I have a draft blog post from a few years ago where I tried to grapple with my thoughts about monumental statues. The thrust of the post explored how statues are neither mere art nor monuments imbued with an immutable meaning. Rather, they are objects of memory and part of a dynamic process by which history, culture, and commemoration are woven. Their meaning emerges from decisions about what ought to be commemorated and how, so what gets evoked will not only change over time, but will also vary from person to person. They are always contested.
The post worked toward a discussion of the Emancipation Memorial created by Thomas Ball in Washington DC in 1876 and with a copy (formerly) in Boston.
I hate this monument.
Emancipation is a wonderful thing to commemorate, of course, but this is also a monument that shows Abraham Lincoln with his one hand holding his proclamation, which rests on symbols of federal authority like the fasces, his other held beneficently over the back of a barely-clothed black man. Abe towers above, looking on placidly.

I never finished that post, obviously. I was writing a collection of loosely-connected thoughts and I ran out of steam.

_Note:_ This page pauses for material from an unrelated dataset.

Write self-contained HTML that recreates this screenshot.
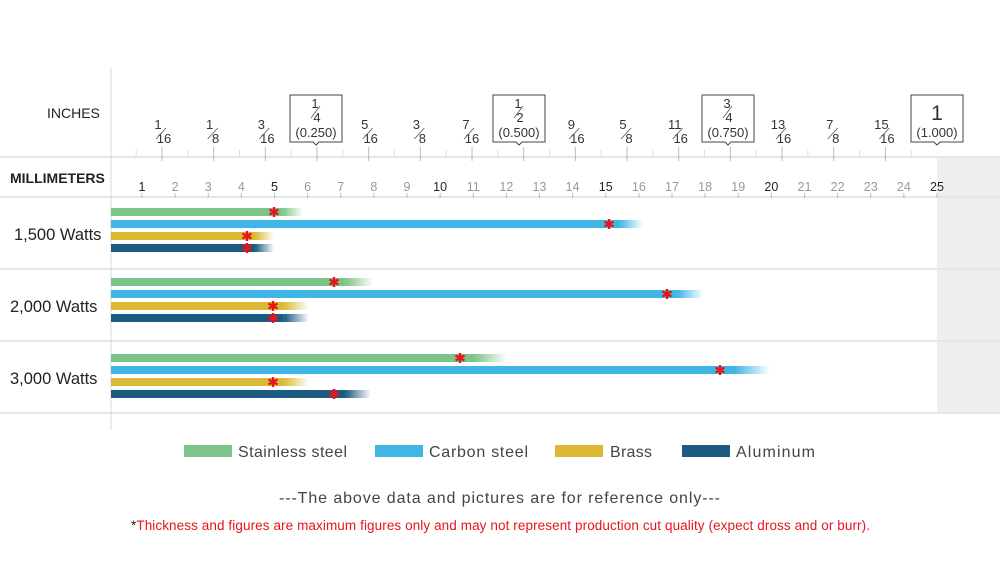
<!DOCTYPE html>
<html><head><meta charset="utf-8"><style>
body{margin:0;background:#fff;width:1000px;height:562px;overflow:hidden}
svg text{font-family:"Liberation Sans",sans-serif}
</style></head><body>
<svg width="1000" height="562" viewBox="0 0 1000 562" xmlns="http://www.w3.org/2000/svg">
<defs>
<linearGradient id="gS"><stop offset="0" stop-color="#7cc48c"/><stop offset="1" stop-color="#7cc48c" stop-opacity="0"/></linearGradient>
<linearGradient id="gC"><stop offset="0" stop-color="#3fb6e6"/><stop offset="1" stop-color="#3fb6e6" stop-opacity="0"/></linearGradient>
<linearGradient id="gB"><stop offset="0" stop-color="#dbb935"/><stop offset="1" stop-color="#dbb935" stop-opacity="0"/></linearGradient>
<linearGradient id="gA"><stop offset="0" stop-color="#1b5b80"/><stop offset="1" stop-color="#1b5b80" stop-opacity="0"/></linearGradient>
</defs>
<rect x="937" y="157" width="63" height="255" fill="#efefef"/>
<g stroke="#e6e6e6" stroke-width="2">
<line x1="0" y1="157" x2="1000" y2="157"/>
<line x1="0" y1="197" x2="1000" y2="197"/>
<line x1="0" y1="269" x2="1000" y2="269"/>
<line x1="0" y1="341" x2="1000" y2="341"/>
<line x1="0" y1="413" x2="1000" y2="413"/>
</g>
<line x1="111" y1="68" x2="111" y2="430" stroke="#d8d8d8"/>
<g font-size="14" fill="#222">
<text x="47" y="118">INCHES</text>
<text x="10" y="183" font-weight="bold">MILLIMETERS</text>
<text x="14" y="240" font-size="16.5">1,500 Watts</text>
<text x="10" y="312" font-size="16.5">2,000 Watts</text>
<text x="10" y="384" font-size="16.5">3,000 Watts</text>
</g>
<g id="inch" font-size="13" fill="#333" text-anchor="middle"></g>
<script>
(function(){
var g=document.getElementById('inch'),ns="http://www.w3.org/2000/svg";
function el(n,a,t){var e=document.createElementNS(ns,n);for(var k in a)e.setAttribute(k,a[k]);if(t!=null)e.textContent=t;g.appendChild(e);return e;}
var x0=162,d=51.67;
for(var i=-1;i<32;i++){var x=x0+i*d/2;if(x<112||x>937)continue;var major=i%2==0;
el('line',{x1:x,y1:major?147:150,x2:x,y2:major?161:157,stroke:major?'#bbb':'#ddd'});}
var fr=[["1","16"],["1","8"],["3","16"],null,["5","16"],["3","8"],["7","16"],null,["9","16"],["5","8"],["11","16"],null,["13","16"],["7","8"],["15","16"]];
for(var i=0;i<15;i++){var x=x0+i*d;if(i==6)x-=2;if(fr[i]){
el('text',{x:x-4,y:129},fr[i][0]);el('text',{x:x+2,y:143},fr[i][1]);
el('line',{x1:x-6,y1:139,x2:x+4,y2:128,stroke:'#555','stroke-width':0.8});}}
var boxes=[[316,"1","4","(0.250)"],[519,"1","2","(0.500)"],[728,"3","4","(0.750)"]];
boxes.forEach(function(b){var x=b[0];
el('path',{d:'M'+(x-26)+' 95 H'+(x+26)+' V142 H'+(x+3)+' L'+x+' 145 L'+(x-3)+' 142 H'+(x-26)+' Z',fill:'#fff',stroke:'#444'});
el('text',{x:x-1,y:108},b[1]);el('text',{x:x+1,y:122},b[2]);el('line',{x1:x-5,y1:118,x2:x+4,y2:106,stroke:'#555','stroke-width':0.8});
el('text',{x:x,y:137},b[3]);});
var x=937;el('path',{d:'M'+(x-26)+' 95 H'+(x+26)+' V142 H'+(x+3)+' L'+x+' 145 L'+(x-3)+' 142 H'+(x-26)+' Z',fill:'#fff',stroke:'#444'});
el('text',{x:x,y:120,'font-size':21},"1");el('text',{x:x,y:137},"(1.000)");
for(var m=1;m<=25;m++){var xm=142+(m-1)*33.125;var b=(m==1||m%5==0);
el('text',{x:xm,y:191,fill:b?'#222':'#999','font-size':12.5},String(m));
el('line',{x1:xm,y1:193,x2:xm,y2:198,stroke:'#bbb'});}
})();
</script>
<g id="bars"></g>
<script>
(function(){
var g=document.getElementById('bars'),ns="http://www.w3.org/2000/svg";
function el(n,a){var e=document.createElementNS(ns,n);for(var k in a)e.setAttribute(k,a[k]);g.appendChild(e);return e;}
var col={S:'#7cc48c',C:'#3fb6e6',B:'#dbb935',A:'#1b5b80'};
var rows=[[212,[['S',274,303],['C',609,643],['B',247,274],['A',247,274]]],
[282,[['S',334,373],['C',667,703],['B',273,309],['A',273,309]]],
[358,[['S',460,507],['C',720,770],['B',273,309],['A',334,371]]]];
rows.forEach(function(r){r[1].forEach(function(b,i){var y=r[0]+i*12-4;var s=b[1]+(b[2]-b[1])*0.3;
el('rect',{x:111,y:y,width:s-111,height:8,fill:col[b[0]]});
el('rect',{x:s,y:y,width:b[2]-s,height:8,fill:'url(#g'+b[0]+')'});
var cy=y+4;el('path',{d:'M'+b[1]+' '+(cy-5)+'V'+(cy+5)+'M'+(b[1]-4.5)+' '+(cy-2.5)+'L'+(b[1]+4.5)+' '+(cy+2.5)+'M'+(b[1]-4.5)+' '+(cy+2.5)+'L'+(b[1]+4.5)+' '+(cy-2.5),stroke:'#e8141b','stroke-width':2.4});
});});
})();
</script>
<g font-size="16" fill="#444">
<rect x="184" y="445" width="48" height="12" fill="#7cc48c"/><text x="238" y="457" textLength="109">Stainless steel</text>
<rect x="375" y="445" width="48" height="12" fill="#3fb6e6"/><text x="429" y="457" textLength="99">Carbon steel</text>
<rect x="555" y="445" width="48" height="12" fill="#dbb935"/><text x="610" y="457" textLength="42">Brass</text>
<rect x="682" y="445" width="48" height="12" fill="#1b5b80"/><text x="736" y="457" textLength="79">Aluminum</text>
<text x="279" y="503" font-size="16" textLength="441">---The above data and pictures are for reference only---</text>
</g>
<text x="131" y="530" font-size="13.5" fill="#e8141b" textLength="739"><tspan fill="#222">*</tspan>Thickness and figures are maximum figures only and may not represent production cut quality (expect dross and or burr).</text>
</svg>
</body></html>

Erin Thompson’s Smashing Statues: The Rise and Fall of America’s Public Monuments (Norton 2022) makes the argument I was trying to articulate in that post, only, you know, better.
Smashing Statues consists of two parts—four chapters on monuments going up, and four chapters on them coming down—all of which build from a simple premise:
American monuments were built to show us our place within national hierarchies of power. Regardless of our race, they tell us to sacrifice ourselves to the interests of those more powerful than us.
Thompson organizes each chapter around the story of one monument or type of monument as a way of exploring the disconnect between how they went up and the authority and reverence with which they are sometimes received.
For instance, Chapter 3 (“Shafts”) unpacks the history of Civil War monuments showing, among other things, how the most common monument was one that shows a common soldier at parade rest. That is, a monument that celebrates not the soldiers who died or the sacrifices of the living, but the obedience of the soldiers who fought for the cause.
My favorite chapter in the book, and one I’m considering assigning in class in the fall, is “A Shrine for the South,” which details the creation of Stone Mountain in Georgia in the 1920s. This site was intended to be the shrine described in the title, with a ghostly army of Confederate heroes riding along the mountain face. She starts the chapter with the story of how the sculptor Gutzon Borglum took an ax to the model head of Robert E. Lee, declaring that the project was a scam by the KKK to siphon off funds—before revealing that he was Klansman upset that he was being cut out of the profits.
To my mind, this chapter put on display all of the fissures involved in these monuments. Borglum joined the Klan, but he lived in Connecticut and was so enamored of Lincoln that he named his son after the dead president. The project relied on the Lost Cause mythology, but it also grew continuously because this was the surest way to secure additional funding. And, of course, Thompson concludes with a discussion of the project Borglum moved to from Stone Mountain: Mount Rushmore.
Smashing Statues is a quick read. Thompson is an art history professor with a special interest in the destruction of cultural heritage, and this book is based on her numerous articles on the topic of monuments since the summer of 2020. But it is no worse for the sense that it is a series of interconnected essays. The core message comes through like a clarion call, and not a moment too soon.
Traditional monuments put heroes on pedestals to tell us our troubles are over. They are our nation’s selfies—perfectly posed and cropped to show only our best angles. They cover up complications and give a too-rosy view of the past and the future. We need debates, not pieties. we need to question our past in order to remake our future. If monuments try to keep us where we are by holding up examples of impossibly perfect people, well, maybe we don’t need them at all.
Addendum: in the few minutes past when this post went up, a digital friend brought to my attention how these same tactics have been weaponized in Latin America. Smashing Statues is fundamentally oriented toward the the politics of commemoration in the United States where most these statues uphold the traditional political order. But in the sense that statues are not value-neutral, the instinct to tear down can be weaponized against monuments looking to establish a pluralistic vision of the future in much the same way that “heritage” can be used as a rallying cry to preserve those that enshrine the existing political order. Attacks that symbolically lynch the commemorated subject not only assert a political order, but also serve to intimidate the communities that would dare erect the monuments in the first place. This is because, as Thompson argues throughout Smashing Statues, monuments serve as an arena that reflects political debates in society writ large.
ΔΔΔ
I am hoping to write more in this space now that my semester is drawing to a close. This will likely include some book posts like this one where I give a few thoughts, if not a full review. Since the last one of these went up, I have also finished Michael Twitty’s The Cooking Gene, Tasha Suri’s The Jasmine Throne, and Kathryn Schulz’s Lost & Found, and I am now reading Yrsa Sigurdardóttir’s The Silence of the Sea.